→ Job
Pictures aside, quote the whole listing exactly.

→ Data block
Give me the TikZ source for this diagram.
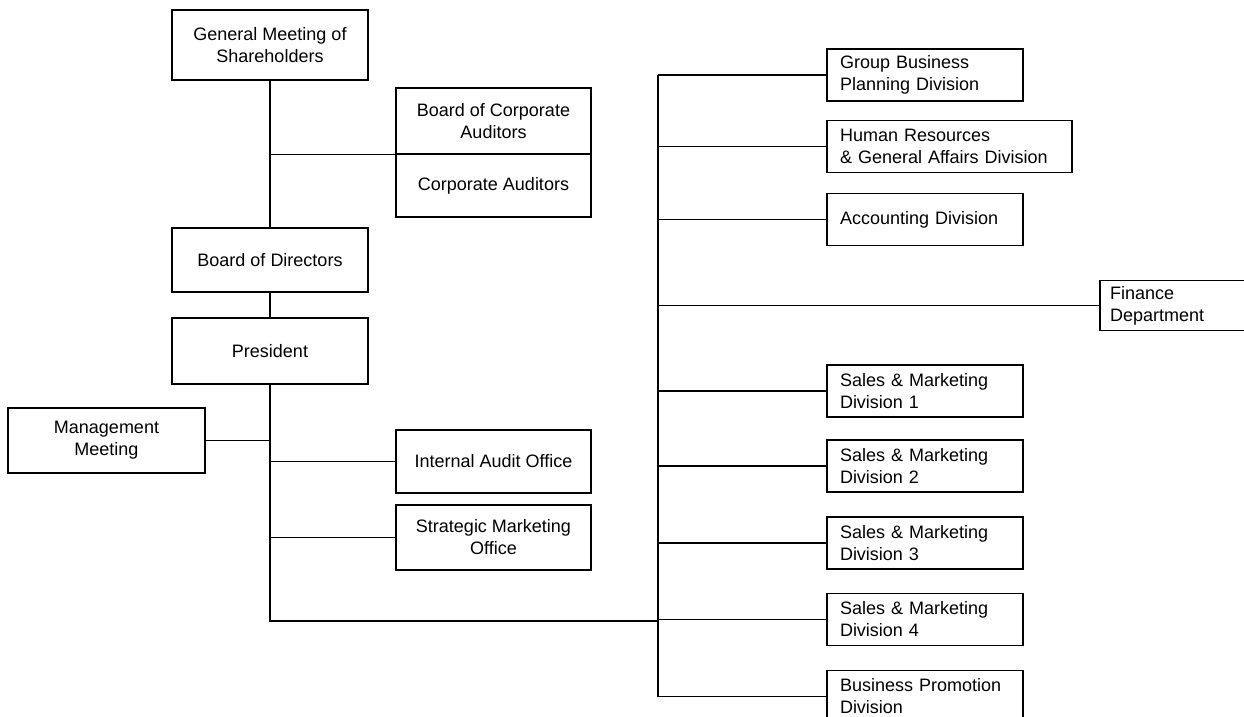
\documentclass[tikz,border=0pt]{standalone}
\usepackage{fontspec}
\setmainfont{Liberation Sans}
\begin{document}
\begin{tikzpicture}[x=0.5pt,y=-0.5pt,font=\fontsize{9}{11}\selectfont,line width=0.75pt,
  box/.style={draw,line width=0.75pt,inner sep=0pt,align=center,minimum width=98pt,minimum height=33pt},
  divbox/.style={draw,line width=0.75pt,inner xsep=6.5pt,inner ysep=0pt,align=left,text width=85pt,minimum height=26pt},
  trunk/.style={line width=1.25pt}]
  \useasboundingbox (0,0) rectangle (1244,717);
  % governance column
  \node[box,minimum height=35pt] (gm) at (270,45) {General Meeting of\\Shareholders};
  \node[box,minimum width=97.5pt] (bca) at (493.5,121) {Board of Corporate\\Auditors};
  \node[box,minimum width=97.5pt,minimum height=31.5pt] (ca) at (493.5,185.5) {Corporate Auditors};
  \node[box,minimum height=32pt] (bod) at (270,260) {Board of Directors};
  \node[box] (pres) at (270,351) {President};
  \node[box,minimum width=98.5pt,minimum height=32.5pt] (mm) at (106.5,440.5) {Management\\Meeting};
  \node[box,minimum width=97.5pt,minimum height=31.5pt] (ia) at (493.5,461.5) {Internal Audit Office};
  \node[box,minimum width=97.5pt,minimum height=32.5pt] (sm) at (493.5,537.5) {Strategic Marketing\\Office};
  % divisions
  \node[divbox] (gbp) at (925,75) {Group Business\\Planning Division};
  \node[divbox,text width=109.5pt] (hr) at (949.5,146.5) {Human Resources\\\& General Affairs Division};
  \node[divbox] (acc) at (925,219.5) {Accounting Division};
  \node[divbox,inner xsep=5pt,text width=75pt,minimum height=25pt] (fin) at (1185,305.5) {Finance\\Department};
  \foreach \k/\y in {1/391,2/466,3/543,4/619.5}
    \node[divbox] (s\k) at (925,\y) {Sales \& Marketing\\Division \k};
  \node[divbox] (bp) at (925,696.5) {Business Promotion\\Division};
  \coordinate (jr) at (658,621);
  \coordinate (rt) at (658,0);
  % connectors
  \draw (gm.south) -- (bod.north);
  \draw (gm.south |- bca.south) -- (bca.south west);
  \draw (bod.south) -- (pres.north);
  \draw[trunk] (pres.south) |- (jr);
  \foreach \n in {mm} \draw (\n.east) -- (\n.east -| pres.south);
  \foreach \n in {ia,sm} \draw (\n.west -| pres.south) -- (\n.west);
  \draw (gbp.west -| rt) -- (bp.west -| rt);
  \draw[trunk] (fin.west -| jr) -- (jr);
  \foreach \n in {gbp,hr,acc,fin,s1,s2,s3,s4,bp} \draw (\n.west -| rt) -- (\n.west);
\end{tikzpicture}
\end{document}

→ Result of this task
Give me the TikZ source for this diagram.
\documentclass[tikz,border=0pt]{standalone}
\usepackage{fontspec}
\setmainfont{Liberation Sans}
\begin{document}
\begin{tikzpicture}[x=0.5pt,y=-0.5pt,font=\fontsize{9}{11}\selectfont,line width=0.75pt,
  box/.style={draw,line width=0.75pt,inner sep=0pt,align=center,minimum width=98pt,minimum height=33pt},
  divbox/.style={draw,line width=0.75pt,inner xsep=6.5pt,inner ysep=0pt,align=left,text width=85pt,minimum height=26pt},
  trunk/.style={line width=1.25pt}]
  \useasboundingbox (0,0) rectangle (1244,717);
  % governance column
  \node[box,minimum height=35pt] (gm) at (270,45) {General Meeting of\\Shareholders};
  \node[box,minimum width=97.5pt] (bca) at (493.5,121) {Board of Corporate\\Auditors};
  \node[box,minimum width=97.5pt,minimum height=31.5pt] (ca) at (493.5,185.5) {Corporate Auditors};
  \node[box,minimum height=32pt] (bod) at (270,260) {Board of Directors};
  \node[box] (pres) at (270,351) {President};
  \node[box,minimum width=98.5pt,minimum height=32.5pt] (mm) at (106.5,440.5) {Management\\Meeting};
  \node[box,minimum width=97.5pt,minimum height=31.5pt] (ia) at (493.5,461.5) {Internal Audit Office};
  \node[box,minimum width=97.5pt,minimum height=32.5pt] (sm) at (493.5,537.5) {Strategic Marketing\\Office};
  % divisions
  \node[divbox] (gbp) at (925,75) {Group Business\\Planning Division};
  \node[divbox,text width=109.5pt] (hr) at (949.5,146.5) {Human Resources\\\& General Affairs Division};
  \node[divbox] (acc) at (925,219.5) {Accounting Division};
  \node[divbox,inner xsep=5pt,text width=75pt,minimum height=25pt] (fin) at (1185,305.5) {Finance\\Department};
  \foreach \k/\y in {1/391,2/466,3/543,4/619.5}
    \node[divbox] (s\k) at (925,\y) {Sales \& Marketing\\Division \k};
  \node[divbox] (bp) at (925,696.5) {Business Promotion\\Division};
  \coordinate (jr) at (658,621);
  \coordinate (rt) at (658,0);
  % connectors
  \draw (gm.south) -- (bod.north);
  \draw (gm.south |- bca.south) -- (bca.south west);
  \draw (bod.south) -- (pres.north);
  \draw[trunk] (pres.south) |- (jr);
  \foreach \n in {mm} \draw (\n.east) -- (\n.east -| pres.south);
  \foreach \n in {ia,sm} \draw (\n.west -| pres.south) -- (\n.west);
  \draw (gbp.west -| rt) -- (bp.west -| rt);
  \draw[trunk] (fin.west -| jr) -- (jr);
  \foreach \n in {gbp,hr,acc,fin,s1,s2,s3,s4,bp} \draw (\n.west -| rt) -- (\n.west);
\end{tikzpicture}
\end{document}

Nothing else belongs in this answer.